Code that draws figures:

++++++++

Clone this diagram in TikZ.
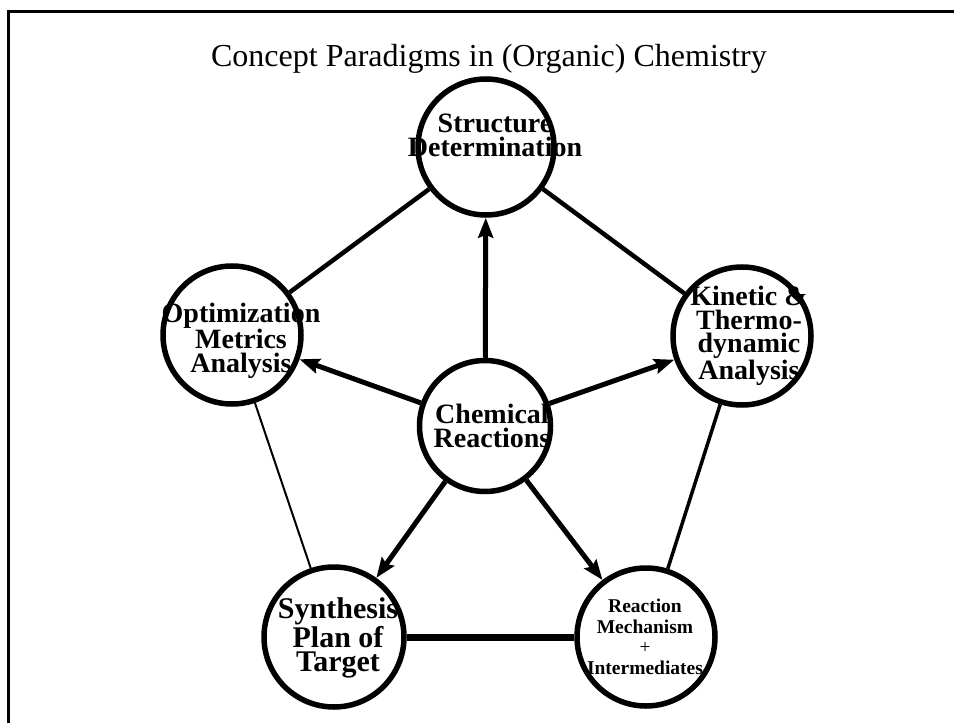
\documentclass[tikz,border=0pt]{standalone}
\usepackage{fontspec}
\setmainfont{Liberation Serif}
\usetikzlibrary{arrows.meta}
\begin{document}
\begin{tikzpicture}[x=1bp,y=-1bp,
  ring/.style={circle,draw,line width=5.5bp,minimum size=#1,inner sep=0pt},
  lbl/.style={align=center,inner sep=0pt,font=\fontsize{28bp}{24bp}\selectfont\bfseries},
  arr/.style={line width=5bp,-{Stealth[length=20bp,width=15bp,inset=3bp]}},
  ]
\useasboundingbox (0,0) rectangle (954,723);
% frame (top and left edges visible)
\coordinate (fa) at (960,11.5);
\coordinate (fb) at (8.5,11.5);
\coordinate (fc) at (8.5,730);
\draw[line width=3bp] (fa) -- (fb) -- (fc);
% title
\node[anchor=base,inner sep=0pt,font=\fontsize{32bp}{36bp}\selectfont] (title) at (489,67) {Concept Paradigms in (Organic) Chemistry};
% circles
\node[ring=136bp] (S) at (486,147) {};
\node[ring=138bp] (O) at (232,335) {};
\node[ring=131bp] (C) at (485,426) {};
\node[ring=138bp] (K) at (742,336) {};
\node[ring=140bp] (Y) at (334,637) {};
\node[ring=138bp] (R) at (646,637) {};
% labels
\node[lbl] (tS) at (495,135) {Structure\\Determination};
\node[lbl] (tO) at (241,341) {Optimization\\Metrics\\Analysis};
\node[lbl] (tC) at (492,425.5) {Chemical\\Reactions};
\node[lbl,font=\fontsize{28bp}{23.5bp}\selectfont\bfseries] (tK) at (749,336) {Kinetic \&\\Thermo-\\dynamic\\Analysis};
\node[lbl,font=\fontsize{30bp}{24.5bp}\selectfont\bfseries] (tY) at (338,638) {Synthesis\\Plan of\\Target};
\node[lbl,font=\fontsize{19.5bp}{20.5bp}\selectfont\bfseries] (tR) at (645,637) {Reaction\\Mechanism\\{\mdseries +}\\Intermediates};
% plain connectors
\draw[line width=4.5bp] (S) -- (O);
\draw[line width=4.5bp] (S) -- (K);
\draw[line width=2bp] (O) -- (Y);
\draw[line width=3.5bp] (K) -- (R);
\draw[line width=7bp] (Y) -- (R);
% arrows from the centre
\draw[arr] (C) -- (S);
\draw[arr] (C) -- (O);
\draw[arr] (C) -- (K);
\draw[arr] (C) -- (Y);
\draw[arr] (C) -- (R);
\end{tikzpicture}
\end{document}
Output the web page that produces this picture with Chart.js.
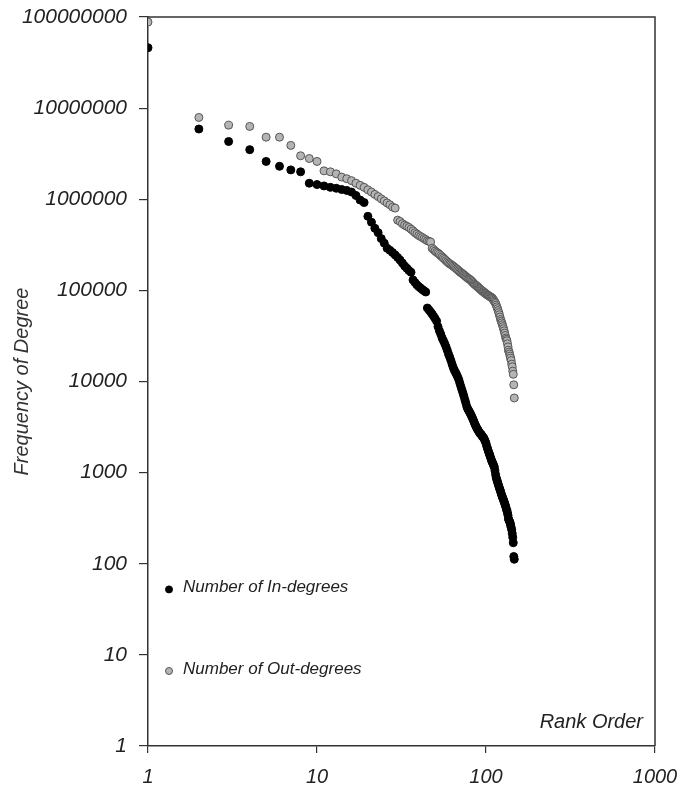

++++++++

TASK GOAL:
Reproduce the whole listing above word for word, but not its pictures.

RESPONSE TO THIS TASK:
Clone this diagram in TikZ.
\documentclass[tikz,border=0pt]{standalone}
\usepackage{fontspec}
\setmainfont{Liberation Serif}
\usetikzlibrary{arrows.meta}
\begin{document}
\begin{tikzpicture}[x=1bp,y=-1bp,
  ring/.style={circle,draw,line width=5.5bp,minimum size=#1,inner sep=0pt},
  lbl/.style={align=center,inner sep=0pt,font=\fontsize{28bp}{24bp}\selectfont\bfseries},
  arr/.style={line width=5bp,-{Stealth[length=20bp,width=15bp,inset=3bp]}},
  ]
\useasboundingbox (0,0) rectangle (954,723);
% frame (top and left edges visible)
\coordinate (fa) at (960,11.5);
\coordinate (fb) at (8.5,11.5);
\coordinate (fc) at (8.5,730);
\draw[line width=3bp] (fa) -- (fb) -- (fc);
% title
\node[anchor=base,inner sep=0pt,font=\fontsize{32bp}{36bp}\selectfont] (title) at (489,67) {Concept Paradigms in (Organic) Chemistry};
% circles
\node[ring=136bp] (S) at (486,147) {};
\node[ring=138bp] (O) at (232,335) {};
\node[ring=131bp] (C) at (485,426) {};
\node[ring=138bp] (K) at (742,336) {};
\node[ring=140bp] (Y) at (334,637) {};
\node[ring=138bp] (R) at (646,637) {};
% labels
\node[lbl] (tS) at (495,135) {Structure\\Determination};
\node[lbl] (tO) at (241,341) {Optimization\\Metrics\\Analysis};
\node[lbl] (tC) at (492,425.5) {Chemical\\Reactions};
\node[lbl,font=\fontsize{28bp}{23.5bp}\selectfont\bfseries] (tK) at (749,336) {Kinetic \&\\Thermo-\\dynamic\\Analysis};
\node[lbl,font=\fontsize{30bp}{24.5bp}\selectfont\bfseries] (tY) at (338,638) {Synthesis\\Plan of\\Target};
\node[lbl,font=\fontsize{19.5bp}{20.5bp}\selectfont\bfseries] (tR) at (645,637) {Reaction\\Mechanism\\{\mdseries +}\\Intermediates};
% plain connectors
\draw[line width=4.5bp] (S) -- (O);
\draw[line width=4.5bp] (S) -- (K);
\draw[line width=2bp] (O) -- (Y);
\draw[line width=3.5bp] (K) -- (R);
\draw[line width=7bp] (Y) -- (R);
% arrows from the centre
\draw[arr] (C) -- (S);
\draw[arr] (C) -- (O);
\draw[arr] (C) -- (K);
\draw[arr] (C) -- (Y);
\draw[arr] (C) -- (R);
\end{tikzpicture}
\end{document}
Output the web page that produces this picture with Chart.js.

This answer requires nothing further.